A Multi-Branch Deepfake Detection Framework Using Spatial, Noise, And Frequency Domain Features With Attention Fusion | International Journal of Science, Engineering and Technology

Authors: Lakshay Bhardwaj, Rishabh Jain, Kritika, Ritesh Kumar

Abstract: Deepfakes have emerged as a major challenge in digital media forensics because modern generative models can produce highly realistic fake facial content that is difficult to distinguish from authentic media. Their rapid growth has increased the risk of misinformation, identity misuse, and security threats in online environments, motivating the need for reliable forensic datasets and detection frameworks [1], [7], [10]. Existing deepfake detection methods often perform well only under controlled settings and show limited robustness when evaluated on unseen manipulations or datasets.
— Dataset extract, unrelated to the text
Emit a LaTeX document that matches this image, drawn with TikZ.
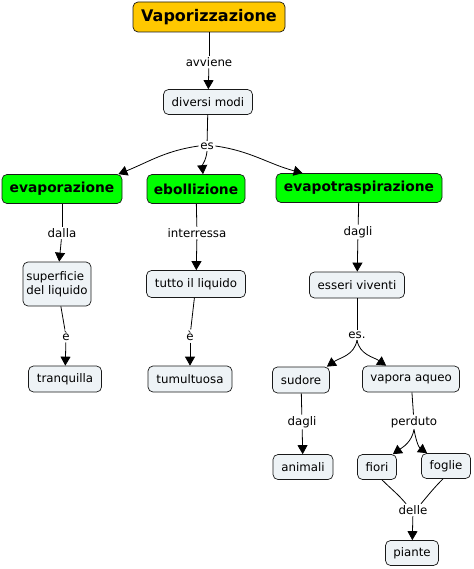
\documentclass[tikz,border=0pt]{standalone}
\usepackage{fontspec}
\setmainfont{DejaVu Sans}
\usetikzlibrary{arrows.meta}
\definecolor{conceptfill}{HTML}{EEF3F6}
\definecolor{titlefill}{HTML}{FFC800}
\definecolor{greenfill}{HTML}{00FF00}
\begin{document}
\begin{tikzpicture}[x=1pt,y=-1pt,
 concept/.style={draw=black!90, rounded corners=5pt, fill=conceptfill, font=\fontsize{11.8}{14}\selectfont, inner xsep=3pt, inner ysep=2pt, minimum height=25pt, line width=0.7pt},
 mainnode/.style={concept, fill=greenfill, font=\bfseries\fontsize{13.8}{16}\selectfont, minimum height=29pt},
 lbl/.style={font=\fontsize{11.8}{14}\selectfont, inner sep=1.5pt, text=black},
 conn/.style={line width=0.8pt},
 arr/.style={conn, -{Triangle[length=9pt,width=10pt]}}]

\useasboundingbox (0,0) rectangle (473,569);

% concepts
\node[concept, fill=titlefill, font=\bfseries\fontsize{16}{19}\selectfont, minimum width=152pt, minimum height=30pt] (title) at (209,17) {Vaporizzazione};
\node[concept, minimum width=89pt] (diversi) at (208,102) {diversi modi};
\node[mainnode, minimum width=120pt] (evap) at (62,189) {evaporazione};
\node[mainnode, minimum width=98pt] (ebol) at (196,189) {ebollizione};
\node[mainnode, minimum width=166pt] (evapot) at (359,188) {evapotraspirazione};
\node[concept, minimum width=68pt, minimum height=44pt, align=left] (superf) at (57,284) {superficie\\del liquido};
\node[concept, minimum width=99pt, minimum height=27pt] (tutto) at (196,284) {tutto il liquido};
\node[concept, minimum width=95pt, minimum height=26pt] (esseri) at (357,285) {esseri viventi};
\node[concept, minimum width=73pt, minimum height=26pt] (tranq) at (65,379) {tranquilla};
\node[concept, minimum width=84pt, minimum height=26pt] (tumult) at (190,379) {tumultuosa};
\node[concept, minimum width=57pt, minimum height=26pt] (sudore) at (301,380) {sudore};
\node[concept, minimum width=97pt, minimum height=26pt] (vapora) at (411,379) {vapora aqueo};
\node[concept, minimum width=60pt] (animali) at (303,467) {animali};
\node[concept, minimum width=39pt] (fiori) at (377,467) {fiori};
\node[concept, minimum width=49pt] (foglie) at (446,466) {foglie};
\node[concept, minimum width=53pt] (piante) at (412,553) {piante};

% linking phrases
\node[lbl] (avviene) at (209,62) {avviene};
\node[lbl] (es) at (207,146) {es};
\node[lbl] (dalla) at (62,233) {dalla};
\node[lbl] (interr) at (197,233) {interressa};
\node[lbl] (dagli) at (358,232) {dagli};
\node[lbl] (e1) at (66,336) {è};
\node[lbl] (e2) at (190,336) {è};
\node[lbl] (es2) at (357,335) {es.};
\node[lbl] (dagli2) at (302,422) {dagli};
\node[lbl] (perduto) at (414,422) {perduto};
\node[lbl] (delle) at (413,510) {delle};

% connectors
\draw[conn] (title) -- (avviene);
\draw[arr] (avviene) -- (diversi);
\draw[conn] (diversi) -- (es);
\draw[arr] (es.west) to[out=188,in=22] ([xshift=-4pt]evap.north east);
\draw[arr] (es.south) to[out=-95,in=95] ([xshift=7pt]ebol.north);
\draw[arr] (es.east) to[out=-8,in=165] ([xshift=27pt]evapot.north west);

\draw[conn] (evap) -- (dalla);
\draw[arr] (dalla) -- (superf);
\draw[conn] (superf) -- (e1);
\draw[arr] (e1) -- (tranq);

\draw[conn] (ebol) -- (interr);
\draw[arr] (interr) -- (tutto);
\draw[conn] (tutto) -- (e2);
\draw[arr] (e2) -- (tumult);

\draw[conn] (evapot) -- (dagli);
\draw[arr] (dagli) -- (esseri);
\draw[conn] (esseri) -- (es2);
\draw[arr] (es2.south) to[out=-100,in=35] ([xshift=-3pt]sudore.north east);
\draw[arr] (es2.south) to[out=-80,in=145] ([xshift=24pt]vapora.north west);

\draw[conn] (sudore) -- (dagli2);
\draw[arr] (dagli2) -- (animali);
\draw[conn] (vapora) -- (perduto);
\draw[arr] (perduto.south) to[out=-100,in=35] ([xshift=-4pt]fiori.north east);
\draw[arr] (perduto.south) to[out=-80,in=145] ([xshift=6pt]foglie.north west);

\draw[conn] ([xshift=5pt]fiori.south) to[out=-45,in=130] ([xshift=9pt]delle.north west);
\draw[conn] ([xshift=-3pt]foglie.south) to[out=-135,in=50] ([xshift=-8pt]delle.north east);
\draw[arr] (delle) -- (piante);
\end{tikzpicture}
\end{document}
Many CNN-based methods achieve high accuracy on known datasets but fail to generalize to unseen data. Prior works based on compact CNNs, frequency-aware learning, and multi-branch detection have shown promising performance, but cross-dataset generalization remains a major challenge [2]–[5], [8]. To address this issue, this work proposes a multi-branch deepfake detection framework that jointly learns from spatial appearance information, residual noise traces, and frequency-domain artifacts. The spatial branch uses a pretrained EfficientNet-B0 backbone to capture facial inconsistencies [6], the noise branch extracts forensic residual cues using SRM-based filtering inspired by image manipulation detection methods [9], and the frequency branch analyzes the log magnitude spectrum obtained through FFT transformation to reveal spectral anomalies commonly associated with forged content [3]. An attention-based fusion module combines these complementary representations and adaptively emphasizes the most discriminative branch for each sample, following the motivation of prior multi-domain and multi-branch approaches [4], [5]. The model is trained and evaluated on the FaceForensics++ dataset using frame-level samples derived from video sequences [1]. Experimental results show that the proposed framework achieves a final test accuracy of 63.75%, demonstrating that multi-domain feature fusion is effective for improving deepfake detection performance. The results further indicate that attention-guided fusion helps the classifier exploit complementary forensic evidence beyond conventional RGB-only models.

DOI: http://doi.org/10.5281/zenodo.20199710